Script selection for VISTA POM takes into account the language of the scripts and the observation time point. For VISTA POM, there are 6 total sessions. However, unlike with Connected Speech, Reliability for POM involves checking ALL scripts for each observation point. Also note that Pre_1 and Post_1/Post_2 sessions are probed in one language per session (either Spanish OR Catalan/English, depending on the multilingual being probed) the treatment sessions have scripts probed in both languages and that the post-treatment session can be either Post_1 or Post_2.

	Observation
Language	Pre_1	Tx_Phase1	Tx_Phase2	Post_1 OR Post_2
Spanish
Catalan/English
Spa + Cat/Eng
Spanish
Catalan/English

VISTA POM Reliability will use blinded SmartSheets as sources for materials. The Reliability Supervisor will populate the SmartSheet with the Box links to the blinded materials.

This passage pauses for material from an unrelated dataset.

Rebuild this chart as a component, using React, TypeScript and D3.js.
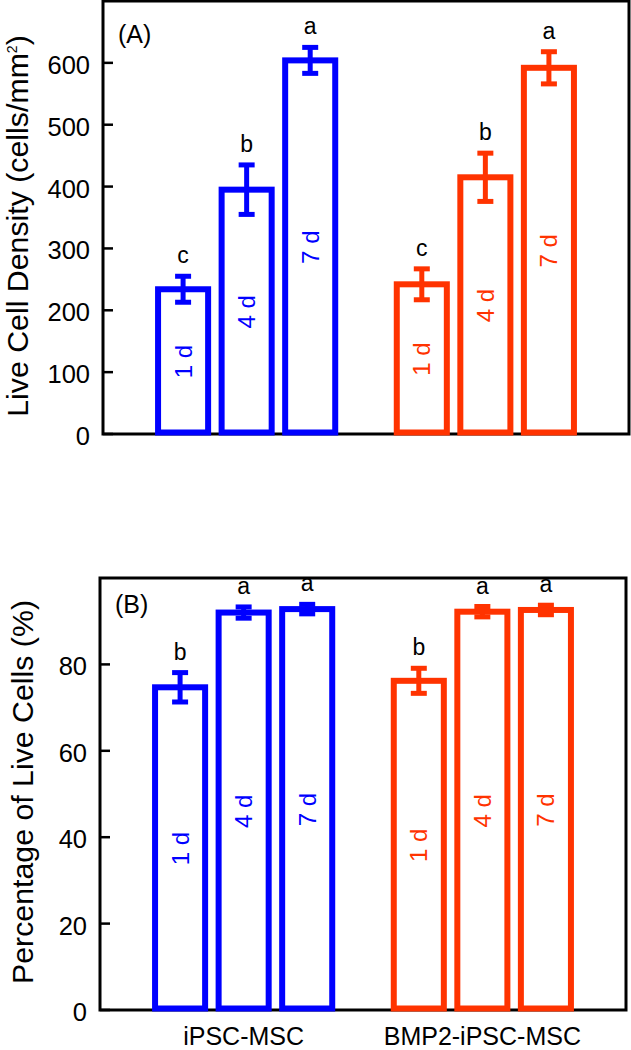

As shown above, VISTA POM Reliability requires that we choose two treatment sessions for Reliability. This means that we need to be careful in applying randomization to treatment session selection. We can randomly select numbers from 1-18. As there are 18 treatment sessions split across two phases (the first 9 treatment sessions in phase 1 and the last 9 treatment sessions in phase 2). We can use a Random Number Generator and generate numbers until we have one number that falls between 1-9 for Tx_Phase1 and one number that falls between 10-18 for Tx_Phase2.

Mid-Tx (between Tx_Phase1 and Tx_Phase2) will be a good time to do Reliability for the first two sessions (Pre_1 and Tx_Phase1).

Reliability for Connected Speech will use a different approach to randomization than VISTA POM. We have randomized which scripts will be selected by each Observation rather than by each individual patient. For each observation, one trained script (1,2,3,5,6,7) and one untrained script (4,8) will be selected for each patient. For trained scripts, we rotate through so that all trained scripts are selected at least once. For untrained scripts, we oscillate between script 4 and script 8. The Reliability Supervisor will need to blind different materials for each Transcriber. For both Transcribers, the relevant time point’s Audios must be blinded and linked. For Transcriber 1, the SLP’s POM transcript will need to be pasted into the SmartSheet. For Transcriber 2, the Whisper transcript will need to be blinded and linked in the SmartSheet.

		Observation
Script	Status	Pre_1	Pre_2	Post_1	Post_2	3moFU*	6moFU	12moFU
1	Trained
2	Trained
3	Trained
4	Untrained
5	Trained
6	Trained
7	Trained
8	Untrained

Not all participants will have a 3 month follow-up.

Codename	Meaning
BISE004_Literatura_AU	For naming convention, we simply remove the observation and the date from the clipped Data Raw files and replace it with the code below for the corresponding observation.
AU	Pre1
AD	Pre2
PU	Post1
PD	Post2
TE	3mo
SE	6mo
DD	12mo
LC	trained
BS	untrained
NN	treatment 1
WW	treatment 2
RR	treatment 3
UO	treatment 4
VI	treatment 5
II	treatment 6
VV	treatment 7
GG	treatment 8
NI	treatment 9
EE	treatment 10
VE	treatment 11
LE	treatment 12
TI	treatment 13
TU	treatment 14
TF	treatment 15
TX	treatment 16
TN	treatment 17
TH	treatment 18

Reliability Meeting Notes

Page-specific notes:

July 15, 2025:

-Updated the page to use advanced tabs/tables.

March 7, 2025:
-All the scripts probed in the session and the sample/source of the sample is changed from being the video of the session to the individual audios of the scripts.
-We can randomly select the two treatment sessions for each patient.
-Pre1 and Post sessions will be probed in one language per session. The Tx sessions will be include probes in both languages during each session.
-When we do this by language, only the Pre + Post observations/sessions will be language-specific because the Tx sessions include both languages.
-Mid Tx will be a good time to do Reliability for the first two observations.